← Back to Portfolio

Translating ML Metrics into Business ROI

In a Jupyter notebook, a model's goal is to maximize the Area Under the Curve (AUC-ROC). But in the boardroom, the model's goal is to maximize revenue or minimize cost. As Data Scientists, our most critical soft skill is the ability to translate technical metrics into business outcomes.

When presenting to the C-suite, telling them your new model improved the F1-Score by 0.04 will likely be met with blank stares. But telling them the model will save the company $400,000 this quarter will get their immediate approval. Here is how you bridge that gap.

1. Monetizing the Confusion Matrix

We all know the standard Confusion Matrix (True Positives, False Positives, etc.). To speak to stakeholders, we must assign a dollar value to every single quadrant. Let's look at this through the lens of a Customer Churn Prediction model.

True Positive (TP): We predicted they would churn, and we intervened.
Value: Rescued Lifetime Value (LTV) minus the cost of the retention discount.
False Positive (FP): We predicted they would churn, but they were actually happy.
Cost: Wasted money giving a discount to someone who didn't need it.
True Negative (TN): We predicted they would stay, and they stayed.
Value: Status quo. No money spent, revenue continues.
False Negative (FN): We predicted they would stay, but they left.
Cost: Entire Customer Lifetime Value (LTV) is lost.

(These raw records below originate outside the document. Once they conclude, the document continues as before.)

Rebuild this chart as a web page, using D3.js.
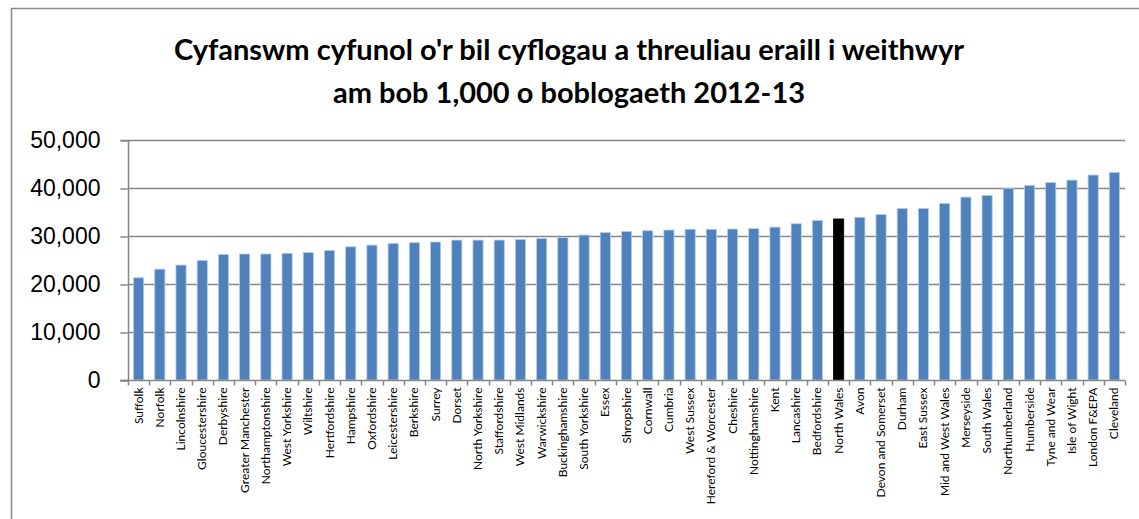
<!DOCTYPE html>
<html>
<head>
<meta charset="utf-8">
<script src="https://cdn.jsdelivr.net/npm/d3@7"></script>
<style>
  html, body { margin: 0; padding: 0; background: #fff; }
  svg { display: block; font-family: Lato, "Open Sans", sans-serif; }
</style>
</head>
<body>
<svg id="chart"></svg>
<script>
const WIDTH = 1139;
const HEIGHT = 519;

const titleLines = [
  "Cyfanswm cyfunol o'r bil cyflogau a threuliau eraill i weithwyr",
  "am bob 1,000 o boblogaeth 2012-13"
];

const categories = [
  "Suffolk", "Norfolk", "Lincolnshire", "Gloucestershire", "Derbyshire",
  "Greater Manchester", "Northamptonshire", "West Yorkshire", "Wiltshire",
  "Hertfordshire", "Hampshire", "Oxfordshire", "Leicestershire", "Berkshire",
  "Surrey", "Dorset", "North Yorkshire", "Staffordshire", "West Midlands",
  "Warwickshire", "Buckinghamshire", "South Yorkshire", "Essex", "Shropshire",
  "Cornwall", "Cumbria", "West Sussex", "Hereford & Worcester", "Cheshire",
  "Nottinghamshire", "Kent", "Lancashire", "Bedfordshire", "North Wales",
  "Avon", "Devon and Somerset", "Durham", "East Sussex", "Mid and West Wales",
  "Merseyside", "South Wales", "Northumberland", "Humberside", "Tyne and Wear",
  "Isle of Wight", "London F&EPA", "Cleveland"
];

const values = [
  21300, 23100, 23950, 24900, 26150,
  26250, 26250, 26400, 26550, 27000,
  27750, 28100, 28450, 28600, 28750,
  29150, 29150, 29150, 29300, 29450,
  29650, 30200, 30700, 30950, 31100,
  31250, 31400, 31400, 31450, 31550,
  31850, 32550, 33250, 33550, 33900,
  34500, 35750, 35750, 36800, 38100,
  38450, 39950, 40550, 41150, 41650,
  42700, 43250
];

const highlighted = ["North Wales"];
const yTicks = [0, 10000, 20000, 30000, 40000, 50000];

const margin = { left: 128, right: 14, top: 140, bottom: 139 };

const svg = d3.select("#chart")
  .attr("width", WIDTH)
  .attr("height", HEIGHT);

// chart frame (runs off the right and bottom edge like the source)
svg.append("rect")
  .attr("x", 11.5)
  .attr("y", 8.5)
  .attr("width", 1200)
  .attr("height", 600)
  .attr("fill", "#fff")
  .attr("stroke", "#8c8c8c")
  .attr("stroke-width", 1.5);

svg.append("text")
  .attr("x", 569)
  .attr("text-anchor", "middle")
  .style("font-size", "29px")
  .style("font-weight", "bold")
  .attr("fill", "#000")
  .selectAll("tspan")
  .data(titleLines)
  .enter()
  .append("tspan")
  .attr("x", 569)
  .attr("y", (d, i) => 60 + i * 43)
  .text((d) => d);

const x = d3.scaleBand()
  .domain(categories)
  .range([margin.left, WIDTH - margin.right])
  .paddingInner(0.52)
  .paddingOuter(0.26);

const y = d3.scaleLinear()
  .domain([0, 50000])
  .range([HEIGHT - margin.bottom, margin.top]);

// gridlines
svg.append("g")
  .selectAll("line")
  .data(yTicks.filter((t) => t > 0))
  .enter()
  .append("line")
  .attr("x1", margin.left)
  .attr("x2", WIDTH - margin.right)
  .attr("y1", (d) => Math.round(y(d)) + 0.5)
  .attr("y2", (d) => Math.round(y(d)) + 0.5)
  .attr("stroke", "#868686")
  .attr("stroke-width", 1.5);

// bars
svg.append("g")
  .selectAll("rect")
  .data(categories)
  .enter()
  .append("rect")
  .attr("x", (d) => x(d))
  .attr("y", (d, i) => y(values[i]))
  .attr("width", x.bandwidth())
  .attr("height", (d, i) => y(0) - y(values[i]))
  .attr("fill", (d) => highlighted.includes(d) ? "#000" : "#4f81bd")
  .attr("stroke", (d) => highlighted.includes(d) ? "#000" : "#b9cde5")
  .attr("stroke-width", 0.8);

// y axis
const yAxis = d3.axisLeft(y)
  .tickValues(yTicks)
  .tickSize(8)
  .tickPadding(20)
  .tickFormat(d3.format(","));

const gy = svg.append("g")
  .attr("transform", `translate(${margin.left + 0.5}, 0.5)`)
  .call(yAxis);
gy.select(".domain").attr("stroke", "#868686").attr("stroke-width", 1.5);
gy.selectAll(".tick line").attr("stroke", "#868686").attr("stroke-width", 1.5);
gy.selectAll(".tick text")
  .style("font-size", "23px")
  .attr("fill", "#000");
gy.select(".domain").attr("d", `M-8,${y(50000)}H0V${y(0)}H-8`);

// x axis: ticks sit on category boundaries
const gx = svg.append("g")
  .attr("transform", `translate(0, ${y(0) + 0.5})`);

gx.append("line")
  .attr("x1", margin.left - 8)
  .attr("x2", WIDTH - margin.right)
  .attr("stroke", "#868686")
  .attr("stroke-width", 1.5);

const step = x.step();
const boundaries = d3.range(categories.length + 1)
  .map((i) => margin.left + x.paddingOuter() * step - x.paddingInner() * step / 2 + i * step);

gx.selectAll(".xtick")
  .data(boundaries)
  .enter()
  .append("line")
  .attr("class", "xtick")
  .attr("x1", (d) => Math.round(d) + 0.5)
  .attr("x2", (d) => Math.round(d) + 0.5)
  .attr("y1", 0)
  .attr("y2", 5)
  .attr("stroke", "#868686")
  .attr("stroke-width", 1.5);

gx.selectAll(".xlabel")
  .data(categories)
  .enter()
  .append("text")
  .attr("class", "xlabel")
  .attr("transform", (d) => `translate(${x(d) + x.bandwidth() / 2 + 4}, 7) rotate(-90)`)
  .attr("text-anchor", "end")
  .style("font-size", "12px")
  .attr("fill", "#000")
  .text((d) => d);
</script>
</body>
</html>
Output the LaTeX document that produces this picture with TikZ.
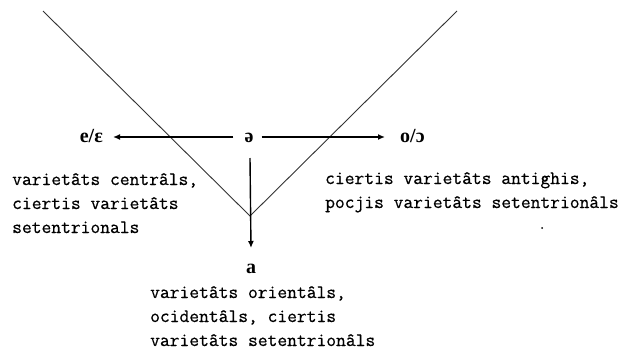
\documentclass[tikz,border=0pt]{standalone}
\usepackage{fontspec}
\newfontfamily\symfont{Liberation Serif}
\newfontfamily\lblfont[FakeBold=0.6]{Latin Modern Mono}
\usetikzlibrary{arrows.meta}
\begin{document}
\begin{tikzpicture}[x=1pt,y=-1pt,
  vline/.style={line width=0.9pt,black!80},
  arr/.style={line width=1.4pt,-{Latex[length=7pt,width=6pt]}},
  sym/.style={font=\symfont\bfseries\fontsize{20}{20}\selectfont,inner sep=0pt,anchor=base},
  lbl/.style={font=\lblfont\fontsize{19}{24}\selectfont,inner sep=0pt,anchor=base west,align=left}]
\useasboundingbox (0,0) rectangle (627,362);
\coordinate (ltop) at (43,11);
\coordinate (rtop) at (457,11);
\coordinate (vtx) at (250,216);
\draw[vline] (ltop) -- (vtx) -- (rtop);
\node[sym] (schwa) at (249,142) {ə};
\node[sym,anchor=base east] (e) at (103,142) {e/ε};
\node[sym,anchor=base west] (o) at (400,142) {o/ɔ};
\node[sym] (a) at (251,273) {a};
\coordinate (midy) at (0,137);
\draw[arr,shorten <=11pt,shorten >=10pt] (schwa.west |- midy) -- (e.east |- midy);
\draw[arr,shorten <=8pt,shorten >=15pt] (schwa.east |- midy) -- (o.west |- midy);
\draw[arr] (250,158) -- (a.north |- 0,248);
\node[lbl] (lt) at (12,233) {varietâts centrâls,\\ciertis varietâts\\setentrionals};
\node[lbl] (rt) at (325,208) {ciertis varietâts antighis,\\pocjis varietâts setentrionâls};
\node[lbl] (bt) at (150,346) {varietâts orientâls,\\ocidentâls, ciertis\\varietâts setentrionâls};
\fill (542,228) circle (1pt);
\end{tikzpicture}
\end{document}
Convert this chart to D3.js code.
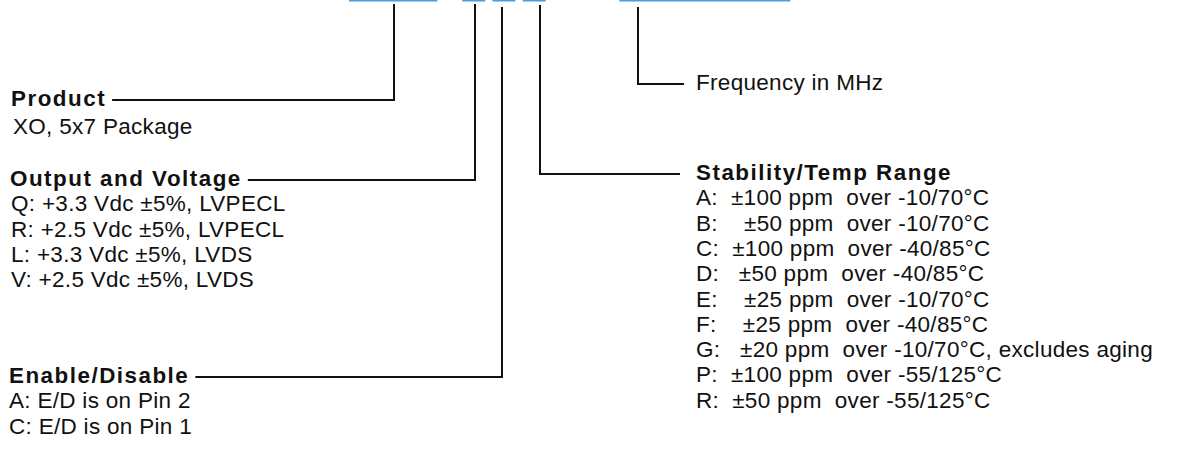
<!DOCTYPE html>
<html><head><meta charset="utf-8">
<script src="https://cdn.jsdelivr.net/npm/d3@7"></script>
<style>
html,body{margin:0;padding:0;background:#fff;}
text{white-space:pre;}
</style></head>
<body><svg id="c" width="1188" height="471"></svg>
<script>
// ---- data ----
const fieldNames = ["Product", "Output and Voltage", "Enable/Disable", "Stability/Temp Range", "Frequency in MHz"];
const productOptions = ["XO, 5x7 Package"];
const outputOptions = ["Q: +3.3 Vdc \u00b15%, LVPECL", "R: +2.5 Vdc \u00b15%, LVPECL", "L: +3.3 Vdc \u00b15%, LVDS", "V: +2.5 Vdc \u00b15%, LVDS"];
const enableOptions = ["A: E/D is on Pin 2", "C: E/D is on Pin 1"];
const stabilityOptions = [
  "A:  \u00b1100 ppm  over -10/70\u00b0C",
  "B:    \u00b150 ppm  over -10/70\u00b0C",
  "C:  \u00b1100 ppm  over -40/85\u00b0C",
  "D:   \u00b150 ppm  over -40/85\u00b0C",
  "E:    \u00b125 ppm  over -10/70\u00b0C",
  "F:    \u00b125 ppm  over -40/85\u00b0C",
  "G:   \u00b120 ppm  over -10/70\u00b0C, excludes aging",
  "P:  \u00b1100 ppm  over -55/125\u00b0C",
  "R:  \u00b150 ppm  over -55/125\u00b0C"
];
// number of code characters per field of the part number
const fieldChars = [3, 1, 1, 1, 6];

// ---- layout ----
const svg = d3.select("#c");
const font = "'Liberation Sans', Arial, sans-serif";
const ink = "#111";
const blue = "#4a9bd9";
const fsBold = 22.4, fsReg = 22.5;

// part-number slots
const slotX = d3.scaleLinear().domain([0, 1]).range([349, 379.2]);
const slotStart = [0, 3.75, 4.75, 5.75, 8.95];
const slotW = 23 / 30.2;
const segs = fieldChars.map((n, i) => ({x0: slotX(slotStart[i]), x1: slotX(slotStart[i] + (n - 1) + slotW) + (i === 0 ? 5 : (i === 4 ? -3 : 0))}));

svg.selectAll("line.code").data(segs).join("line")
  .attr("x1", d => d.x0).attr("x2", d => d.x1).attr("y1", 0.5).attr("y2", 0.5)
  .attr("stroke", blue).attr("stroke-width", 2);

// row scale: line pitch
const rowY = d3.scaleLinear().domain([0, 1]).range([0, 25.3]);

// label blocks
const blocks = [
  {title: fieldNames[0], items: productOptions, x: 11, y: 100, ix: 13, drop: 394, top: 4},
  {title: fieldNames[1], items: outputOptions, x: 10, y: 180, ix: 11, drop: 475, top: 4},
  {title: fieldNames[2], items: enableOptions, x: 9, y: 377, ix: 9, drop: 502, top: 7},
  {title: fieldNames[3], items: stabilityOptions, x: 696, y: 174, ix: 696, drop: 540, top: 5, right: true},
];

blocks.forEach(b => {
  const t = svg.append("text").attr("x", b.x).attr("y", b.y + 6)
    .attr("font-family", font).attr("font-weight", 700).attr("font-size", fsBold)
    .attr("letter-spacing", 1.5)
    .attr("fill", ink).text(b.title);
  const w = t.node().getComputedTextLength();
  svg.selectAll(null).data(b.items).join("text")
    .attr("x", b.ix).attr("y", (d, i) => b.y + 6 + rowY(i + 1) + (b === blocks[0] ? 3 : 0))
    .attr("font-family", font).attr("font-size", fsReg).attr("fill", ink)
    .attr("letter-spacing", 0.3)
    .text(d => d);
  // leader
  let pts;
  if (b.right) {
    pts = [[b.drop, b.top], [b.drop, b.y], [b.x - 16, b.y]];
  } else {
    pts = [[b.x + w + 6, b.y], [b.drop, b.y], [b.drop, b.top]];
  }
  svg.append("path").attr("d", d3.line()(pts)).attr("fill", "none")
    .attr("stroke", ink).attr("stroke-width", 2);
});

// frequency
svg.append("path").attr("d", d3.line()([[638, 7], [638, 84], [684, 84]]))
  .attr("fill", "none").attr("stroke", ink).attr("stroke-width", 2);
svg.append("text").attr("x", 696).attr("y", 84 + 6)
  .attr("font-family", font).attr("font-size", fsReg).attr("fill", ink)
  .attr("letter-spacing", 0.3).text(fieldNames[4]);
</script></body></html>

2. Calculating Expected Value (The ROI Equation)

Once we have dollar values for the quadrants, we can calculate the Expected Value (EV) of deploying the model versus doing nothing. This is the only formula stakeholders care about.

$$EV = (P(TP) \times \$TP) + (P(TN) \times \$TN) - (P(FP) \times \$FP) - (P(FN) \times \$FN)$$

Case Study: The Churn Campaign

Assume our customer LTV is $1,000. Our marketing intervention (a discount code) costs $100. If we do nothing, we lose $1,000 for every churned customer. If we use our model, every False Positive costs us $100 in wasted discounts. But every True Positive saves us $900 ($1,000 LTV - $100 cost). We can now definitively prove if the model's precision is high enough to justify the campaign spend.

3. The Threshold is a Business Dial, Not a Technical One

By default, most classification models use a 0.5 (50%) probability threshold to decide if something belongs to Class 1 or Class 0. This is almost always the wrong business decision.

The threshold is actually a dial that controls risk appetite. Who gets to turn that dial? The business leaders.

Scenario A: Fraud Detection (High Recall)

If missing a fraudulent transaction costs the company $10,000 (FN), but reviewing a legitimate transaction only costs $5 in human labor (FP), the business wants to catch everything. We lower the probability threshold from 0.5 to 0.1. We generate more False Positives, but we guarantee high Recall.

Scenario B: Luxury Upselling (High Precision)

If we are sending an expensive physical gift basket to potential VIP clients ($300 cost per FP), we only want to send it if we are absolutely certain they will upgrade their tier. We raise the threshold to 0.9. We will miss some opportunities, but we guarantee high Precision to protect the marketing budget.

Conclusion

Our job is not to build the most "accurate" model. Our job is to build a mathematical lever that the business can pull to optimize for their current financial goals. When you explain your models in terms of Expected Value and Risk Thresholds, you stop being a programmer and become a strategic partner.